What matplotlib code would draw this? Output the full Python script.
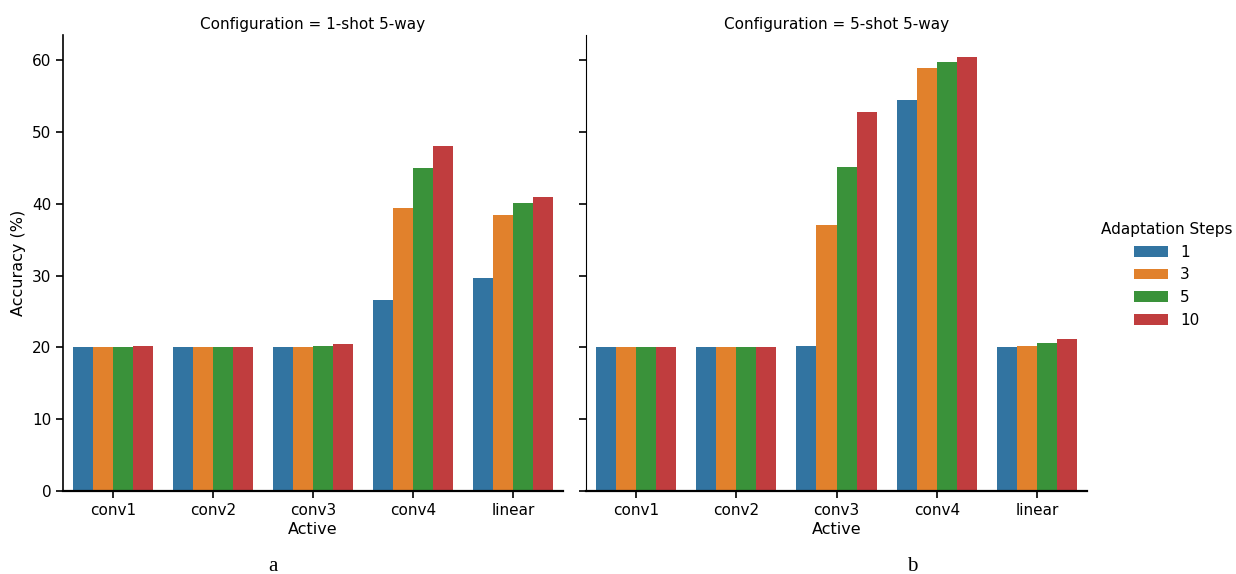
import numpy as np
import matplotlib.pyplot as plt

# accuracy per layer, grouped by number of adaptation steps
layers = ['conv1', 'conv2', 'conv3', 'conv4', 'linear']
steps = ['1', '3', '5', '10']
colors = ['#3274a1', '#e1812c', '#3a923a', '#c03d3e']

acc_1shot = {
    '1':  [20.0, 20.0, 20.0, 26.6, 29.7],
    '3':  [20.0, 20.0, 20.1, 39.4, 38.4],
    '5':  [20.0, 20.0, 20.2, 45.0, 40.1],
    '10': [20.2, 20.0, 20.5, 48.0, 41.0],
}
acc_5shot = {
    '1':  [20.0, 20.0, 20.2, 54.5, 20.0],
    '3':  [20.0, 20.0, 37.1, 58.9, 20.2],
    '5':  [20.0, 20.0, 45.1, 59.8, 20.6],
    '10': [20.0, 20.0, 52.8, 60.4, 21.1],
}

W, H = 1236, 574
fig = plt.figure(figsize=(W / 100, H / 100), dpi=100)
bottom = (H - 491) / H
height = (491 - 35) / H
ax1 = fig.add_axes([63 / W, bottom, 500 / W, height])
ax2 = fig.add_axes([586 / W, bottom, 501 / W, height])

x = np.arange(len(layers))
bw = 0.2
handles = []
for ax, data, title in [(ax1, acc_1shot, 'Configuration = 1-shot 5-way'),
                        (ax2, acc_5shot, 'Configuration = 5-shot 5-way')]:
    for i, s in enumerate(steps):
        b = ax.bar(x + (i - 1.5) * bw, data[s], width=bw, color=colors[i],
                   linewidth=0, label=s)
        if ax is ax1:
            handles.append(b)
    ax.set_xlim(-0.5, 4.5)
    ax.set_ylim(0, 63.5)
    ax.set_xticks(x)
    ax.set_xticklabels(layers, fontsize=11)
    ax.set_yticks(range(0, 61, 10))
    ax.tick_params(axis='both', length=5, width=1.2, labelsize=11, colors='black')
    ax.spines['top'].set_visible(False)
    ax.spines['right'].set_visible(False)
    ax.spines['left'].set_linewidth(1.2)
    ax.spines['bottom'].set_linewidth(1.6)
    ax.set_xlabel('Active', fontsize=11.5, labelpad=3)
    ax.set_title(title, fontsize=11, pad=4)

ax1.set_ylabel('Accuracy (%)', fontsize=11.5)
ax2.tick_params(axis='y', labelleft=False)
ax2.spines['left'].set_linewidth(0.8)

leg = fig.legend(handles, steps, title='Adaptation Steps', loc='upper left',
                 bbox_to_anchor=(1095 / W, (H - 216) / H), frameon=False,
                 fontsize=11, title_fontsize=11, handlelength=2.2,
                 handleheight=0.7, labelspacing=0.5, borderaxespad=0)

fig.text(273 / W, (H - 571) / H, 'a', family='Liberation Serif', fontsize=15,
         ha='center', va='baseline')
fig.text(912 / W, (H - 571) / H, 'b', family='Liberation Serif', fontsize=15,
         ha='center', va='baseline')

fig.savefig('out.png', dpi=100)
++++++++++++++++++++
REQUEST — Only the lines from the top of the data through the line with "import matplotlib.pyplot as plt" should be quoted, exactly and with both ends kept; skip the pictures.

SOLUTION TO THE PROBLEM —
What matplotlib code would draw this? Output the full Python script.
import numpy as np
import matplotlib.pyplot as plt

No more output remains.